### [What you need to do]
Go through the listing and pick out each line with the word "that" in it.

[Rows from a dataset of charts and code]
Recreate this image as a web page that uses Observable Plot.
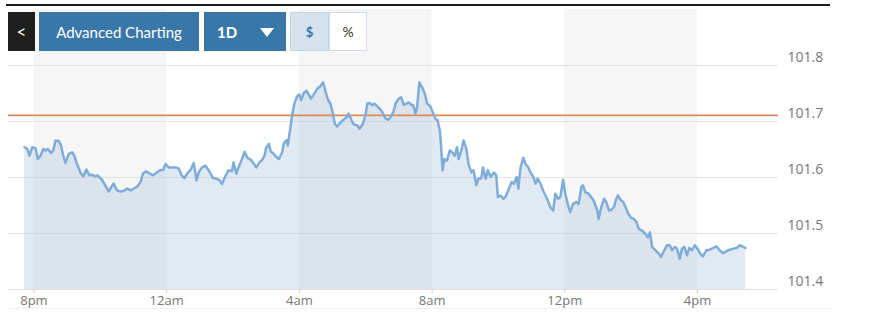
<!DOCTYPE html>
<html>
<head>
<meta charset="utf-8">
<script src="https://cdn.jsdelivr.net/npm/d3@7"></script>
<script src="https://cdn.jsdelivr.net/npm/@observablehq/plot@0.6"></script>
<style>
  html, body { margin: 0; padding: 0; background: #fff; }
  #wrap { position: relative; width: 870px; height: 329px; overflow: hidden; font-family: Lato, "Open Sans", sans-serif; }
  #chart { position: absolute; left: 0; top: 0; }
  .topline { position: absolute; left: 6px; top: 4px; width: 824px; height: 2px; background: #1c1c1c; }
  .botline { position: absolute; left: 8px; top: 308px; width: 824px; height: 1px; background: #f1f1f1; }
  .btn { position: absolute; top: 12px; height: 39px; box-sizing: border-box; display: flex; align-items: center; justify-content: center; }
  .back { left: 8px; width: 27px; background: #1f1f1f; color: #fff; font-size: 17px; }
  .adv { left: 39px; width: 160px; background: #3a77a9; color: #fff; font-size: 15px; }
  .per { left: 204px; width: 82px; background: #3a77a9; color: #fff; font-size: 15px; font-weight: bold; justify-content: flex-start; padding-left: 13px; }
  .tri { position: absolute; left: 56px; top: 16px; width: 0; height: 0; border-left: 7px solid transparent; border-right: 7px solid transparent; border-top: 9px solid #fff; }
  .usd { left: 290px; width: 39px; background: #d6e3ee; border: 1px solid #c3d5e4; color: #3a77a9; font-size: 13px; font-weight: bold; }
  .pct { left: 329px; width: 38px; background: #fff; border: 1px solid #d2dde7; color: #333; font-size: 14px; }
</style>
</head>
<body>
<div id="wrap">
  <div id="chart"></div>
  <div class="topline"></div>
  <div class="botline"></div>
  <div class="btn back">&lt;</div>
  <div class="btn adv">Advanced Charting</div>
  <div class="btn per">1D<span class="tri"></span></div>
  <div class="btn usd">$</div>
  <div class="btn pct">%</div>
</div>
<script>
// Minutes after 8pm (session start) for each sample
const minutes = [-17,-12,-8,-3,3,7,12,17,21,25,31,35,39,45,49,53,57,63,69,73,78,84,89,95,100,105,111,115,123,129,135,140,144,150,156,162,169,175,180,187,193,197,203,209,216,222,228,234,238,244,250,256,262,267,272,277,283,289,294,298,304,310,316,
324,330,336,340,346,352,358,361,366,370,377,381,386,392,398,402,408,413,417,420,425,428,433,437,443,449,452,457,459,463,467,471,476,480,483,488,493,497,501,506,512,518,523,527,531,536,540,544,548,553,557,562,566,569,574,578,585,589,595,600,603,607,612,616,621,625,630,636,641,645,
650,654,660,664,669,674,678,682,686,690,693,697,702,707,711,717,721,726,730,734,736,739,742,747,752,756,761,765,768,773,777,782,786,791,795,800,804,809,812,817,821,826,832,836,839,844,849,853,859,864,868,873,876,880,885,889,894,898,903,907,911,916,922,928,934,939,943,948,952,957,961,966,970,
975,981,985,990,993,997,1003,1010,1012,1019,1021,1026,1031,1035,1040,1044,1049,1052,1056,1061,1066,1070,1075,1080,1085,1090,1094,1100,1106,1110,1114,1118,1124,1130,1134,1140,1145,1150,1154,1159,1163,1168,1172,1176,1181,1185,1190,1195,1200,1205,1210,1216,1222,1228,1234,1240,1246,1252,1258,1265,1271,1276,1283,1287];

// Price values
const prices = [101.654,101.651,101.639,101.654,101.652,101.633,101.639,101.651,101.648,101.651,101.644,101.648,101.666,101.665,101.657,101.639,101.626,101.642,101.645,101.639,101.624,101.609,101.602,101.614,101.604,101.605,101.602,101.604,101.596,101.586,101.575,101.583,101.589,101.577,101.575,101.576,101.580,101.577,101.580,101.584,101.592,101.607,101.611,101.607,101.604,101.609,101.613,101.614,101.624,101.618,101.618,101.618,101.616,101.604,101.599,101.607,101.613,101.626,101.595,101.609,101.618,101.621,101.613,
101.599,101.598,101.595,101.588,101.602,101.613,101.611,101.627,101.607,101.618,101.635,101.646,101.635,101.632,101.624,101.618,101.627,101.632,101.639,101.653,101.660,101.647,101.643,101.638,101.633,101.645,101.661,101.667,101.657,101.684,101.711,101.732,101.745,101.748,101.738,101.751,101.755,101.748,101.741,101.748,101.758,101.763,101.770,101.755,101.741,101.732,101.717,101.696,101.691,101.696,101.701,101.705,101.708,101.714,101.703,101.695,101.693,101.687,101.696,101.714,101.732,101.733,101.729,101.732,101.727,101.723,101.717,101.705,101.703,101.708,
101.717,101.732,101.741,101.743,101.730,101.732,101.734,101.730,101.729,101.714,101.726,101.770,101.761,101.749,101.732,101.727,101.717,101.705,101.702,101.684,101.660,101.613,101.633,101.630,101.648,101.645,101.639,101.654,101.633,101.648,101.666,101.651,101.624,101.609,101.613,101.586,101.598,101.598,101.618,101.598,101.613,101.601,101.609,101.604,101.565,101.568,101.562,101.566,101.580,101.592,101.589,101.601,101.580,101.618,101.635,101.624,101.618,101.609,101.601,101.589,101.598,101.589,101.574,101.562,101.547,101.541,101.571,101.562,101.565,101.596,101.571,101.550,101.538,
101.553,101.556,101.553,101.583,101.586,101.574,101.571,101.562,101.559,101.541,101.526,101.547,101.562,101.556,101.541,101.542,101.547,101.559,101.568,101.560,101.556,101.547,101.535,101.528,101.526,101.520,101.508,101.505,101.499,101.493,101.502,101.476,101.470,101.464,101.458,101.470,101.479,101.479,101.470,101.476,101.473,101.455,101.473,101.476,101.461,101.474,101.470,101.479,101.473,101.464,101.459,101.470,101.471,101.474,101.477,101.470,101.465,101.468,101.471,101.473,101.474,101.479,101.476,101.474];

const prevClose = 101.711;
const xTickMinutes = [0, 240, 480, 720, 960, 1200];
const xTickLabels = ["8pm", "12am", "4am", "8am", "12pm", "4pm"];
const yTicks = [101.4, 101.5, 101.6, 101.7, 101.8];
const shadedStarts = [0, 480, 960];
const bandLength = 240;

const base = new Date(2024, 0, 1, 20, 0, 0);
const toDate = m => new Date(base.getTime() + m * 60000);

const n = Math.min(minutes.length, prices.length);
const data = d3.range(n).map(i => ({date: toDate(minutes[i]), price: prices[i]}));
const bands = shadedStarts.map(s => ({x1: toDate(s), x2: toDate(s + bandLength)}));
const tickDates = xTickMinutes.map(toDate);
const labelFor = d => xTickLabels[tickDates.findIndex(t => +t === +d)];

const yMin = 101.4, yMax = 101.9;

const chart = Plot.plot({
  width: 870,
  height: 329,
  marginLeft: 8,
  marginRight: 92,
  marginTop: 9,
  marginBottom: 40,
  style: {fontFamily: "'Open Sans', sans-serif", color: "#777", background: "transparent"},
  x: {type: "time", domain: [toDate(-46), toDate(1346.5)]},
  y: {domain: [yMin, yMax]},
  marks: [
    Plot.rect(bands, {x1: "x1", x2: "x2", y1: yMin, y2: yMax, fill: "#f6f6f6"}),
    Plot.ruleY(yTicks, {stroke: "#e2e2e2", strokeWidth: 1}),
    Plot.areaY(data, {x: "date", y1: yMin, y2: "price", fill: "#a9c3d9", fillOpacity: 0.35}),
    Plot.ruleY([prevClose], {stroke: "#dc8a55", strokeWidth: 1.6}),
    Plot.lineY(data, {x: "date", y: "price", stroke: "#7eadda", strokeWidth: 2.5, strokeLinejoin: "round"}),
    Plot.axisY(yTicks, {anchor: "right", tickSize: 0, tickPadding: 9, dy: -8, tickFormat: d => d.toFixed(1), fontSize: 14, fill: "#777", label: null}),
    Plot.axisX(tickDates, {anchor: "bottom", tickSize: 4, tickPadding: 2, tickFormat: labelFor, stroke: "#cfcfcf", fill: "#777", fontSize: 13, label: null})
  ]
});
document.getElementById("chart").appendChild(chart);
</script>
</body>
</html>
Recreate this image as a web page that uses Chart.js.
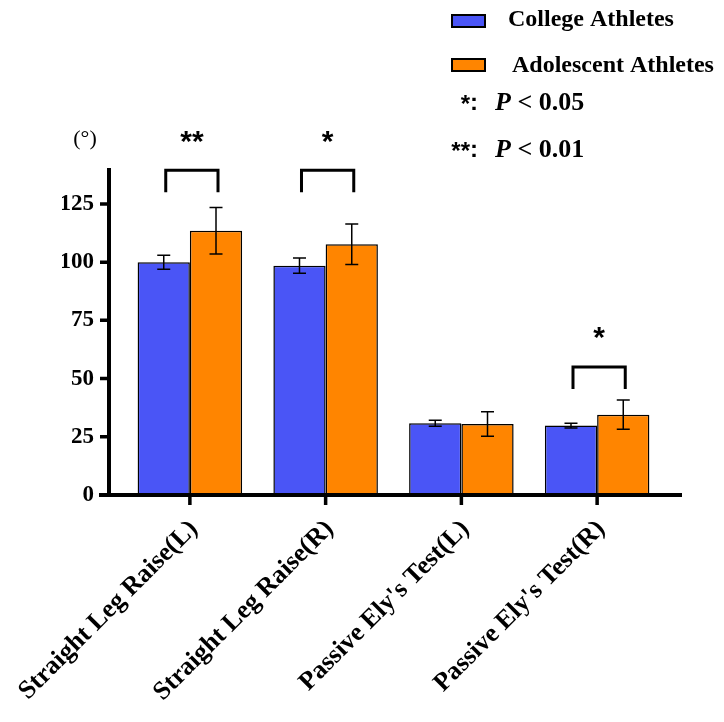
<!DOCTYPE html>
<html>
<head>
<meta charset="utf-8">
<script src="https://cdn.jsdelivr.net/npm/chart.js@4.4.1/dist/chart.umd.min.js"></script>
<style>
  html, body { margin: 0; padding: 0; background: #fff; }
  #wrap { width: 724px; height: 722px; }
</style>
</head>
<body>
<div id="wrap"><canvas id="chart"></canvas></div>
<script>
// data
const categories = ["Straight Leg Raise(L)", "Straight Leg Raise(R)", "Passive Ely's Test(L)", "Passive Ely's Test(R)"];
const collegeMeans = [100, 98.5, 30.8, 29.8];
const collegeSD = [3, 3.3, 1.3, 1];
const adolescentMeans = [113.5, 107.7, 30.5, 34.5];
const adolescentSD = [10, 8.7, 5.3, 6.3];
const yMax = 140;
const yStep = 25;

// significance brackets: category index, label, level (bracket foot)
const sigIndex = [0, 1, 3];
const sigLabels = ["**", "*", "*"];
const sigLevels = [130, 130, 45.5];

const blue = "#4A55F6";
const orange = "#FF8500";
const serif = "'Liberation Serif', 'Times New Roman', serif";
const sans = "'Liberation Sans', Arial, sans-serif";

// error bars
const errorBars = {
  id: "errorBars",
  afterDatasetsDraw(chart) {
    const ctx = chart.ctx;
    const y = chart.scales.y;
    const sds = [collegeSD, adolescentSD];
    ctx.save();
    ctx.strokeStyle = "#000";
    ctx.lineWidth = 1.5;
    chart.data.datasets.forEach((ds, di) => {
      chart.getDatasetMeta(di).data.forEach((bar, i) => {
        const top = y.getPixelForValue(ds.data[i] + sds[di][i]);
        const bot = y.getPixelForValue(ds.data[i] - sds[di][i]);
        ctx.beginPath();
        ctx.moveTo(bar.x, top); ctx.lineTo(bar.x, bot);
        ctx.moveTo(bar.x - 6.5, top); ctx.lineTo(bar.x + 6.5, top);
        ctx.moveTo(bar.x - 6.5, bot); ctx.lineTo(bar.x + 6.5, bot);
        ctx.stroke();
      });
    });
    ctx.restore();
  }
};

// prism-like axes
const axes = {
  id: "axes",
  afterDatasetsDraw(chart) {
    const ctx = chart.ctx;
    const a = chart.chartArea;
    const x = chart.scales.x;
    const y = chart.scales.y;
    const ax = a.left - 13;
    ctx.save();
    ctx.strokeStyle = "#000";
    ctx.lineCap = "butt";
    ctx.lineWidth = 4;
    ctx.beginPath();
    ctx.moveTo(ax, a.top - 1); ctx.lineTo(ax, a.bottom + 2);
    ctx.moveTo(a.left - 23, a.bottom); ctx.lineTo(a.right + 17, a.bottom);
    ctx.stroke();
    ctx.lineWidth = 3.5;
    ctx.beginPath();
    y.ticks.forEach(t => {
      const py = y.getPixelForValue(t.value);
      ctx.moveTo(ax - 9, py); ctx.lineTo(ax, py);
    });
    categories.forEach((c, i) => {
      const px = x.getPixelForValue(i);
      ctx.moveTo(px, a.bottom); ctx.lineTo(px, a.bottom + 10);
    });
    ctx.stroke();

    // significance brackets
    const m0 = chart.getDatasetMeta(0).data;
    const m1 = chart.getDatasetMeta(1).data;
    ctx.lineWidth = 3;
    ctx.fillStyle = "#000";
    ctx.font = "bold 30px " + sans;
    ctx.textAlign = "center";
    ctx.textBaseline = "middle";
    sigIndex.forEach((ci, k) => {
      const foot = y.getPixelForValue(sigLevels[k]);
      const top = foot - 22;
      const x0 = m0[ci].x + 2, x1 = m1[ci].x + 2;
      ctx.beginPath();
      ctx.moveTo(x0, foot); ctx.lineTo(x0, top); ctx.lineTo(x1, top); ctx.lineTo(x1, foot);
      ctx.stroke();
      ctx.fillText(sigLabels[k], (x0 + x1) / 2, top - 28);
    });

    // unit label
    ctx.font = "22px " + serif;
    ctx.fillText("(\u00B0)", ax - 24, a.top - 30);
    ctx.restore();
  }
};

// legend block, top right
const legendBlock = {
  id: "legendBlock",
  afterDraw(chart) {
    const ctx = chart.ctx;
    ctx.save();
    ctx.textBaseline = "alphabetic";
    ctx.textAlign = "left";
    ctx.lineWidth = 2;
    ctx.strokeStyle = "#000";
    const rows = [[blue, "College Athletes", 15, 508, 26], [orange, "Adolescent Athletes", 59, 512, 72]];
    rows.forEach(r => {
      ctx.fillStyle = r[0];
      ctx.fillRect(452, r[2], 33, 12);
      ctx.strokeRect(452, r[2], 33, 12);
      ctx.fillStyle = "#000";
      ctx.font = "bold 24px " + serif;
      ctx.fillText(r[1], r[3], r[4]);
    });
    const pv = [["*", "0.05", 110], ["**", "0.01", 157]];
    pv.forEach(p => {
      ctx.font = "bold 24px " + sans;
      ctx.textAlign = "right";
      ctx.fillText(p[0], 470, p[2] + 2);
      ctx.textAlign = "left";
      ctx.fillText(":", 470, p[2]);
      ctx.font = "italic bold 26px " + serif;
      ctx.fillText("P", 495, p[2]);
      const w = ctx.measureText("P ").width;
      ctx.font = "bold 26px " + serif;
      ctx.fillText("< " + p[1], 495 + w, p[2]);
    });
    ctx.restore();
  }
};

new Chart(document.getElementById("chart"), {
  type: "bar",
  data: {
    labels: categories,
    datasets: [
      { label: "College Athletes", data: collegeMeans, backgroundColor: blue, borderColor: "#000", borderWidth: 1.5 },
      { label: "Adolescent Athletes", data: adolescentMeans, backgroundColor: orange, borderColor: "#000", borderWidth: 1.5 }
    ]
  },
  options: {
    responsive: true,
    maintainAspectRatio: false,
    animation: false,
    layout: { padding: { left: 62, right: 59, top: 169, bottom: 0 } },
    datasets: { bar: { categoryPercentage: 0.77, barPercentage: 1 } },
    plugins: { legend: { display: false }, tooltip: { enabled: false } },
    scales: {
      x: {
        grid: { display: false, drawTicks: false },
        border: { display: false },
        afterFit: s => { s.height = 227; s.paddingLeft = 0; s.paddingRight = 0; },
        ticks: {
          autoSkip: false,
          maxRotation: 45,
          minRotation: 45,
          padding: 19,
          labelOffset: 4,
          color: "#000",
          font: { family: serif, size: 26, weight: "bold" }
        }
      },
      y: {
        min: 0,
        max: yMax,
        grid: { display: false, drawTicks: false },
        border: { display: false },
        afterFit: s => { s.width = 60; s.paddingTop = 0; s.paddingBottom = 0; },
        ticks: {
          stepSize: yStep,
          includeBounds: false,
          padding: 28,
          color: "#000",
          font: { family: serif, size: 23, weight: "bold" }
        }
      }
    }
  },
  plugins: [errorBars, axes, legendBlock]
});
</script>
</body>
</html>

### [Task output]
Recreate this image as a web page that uses Observable Plot.
Recreate this image as a web page that uses Chart.js.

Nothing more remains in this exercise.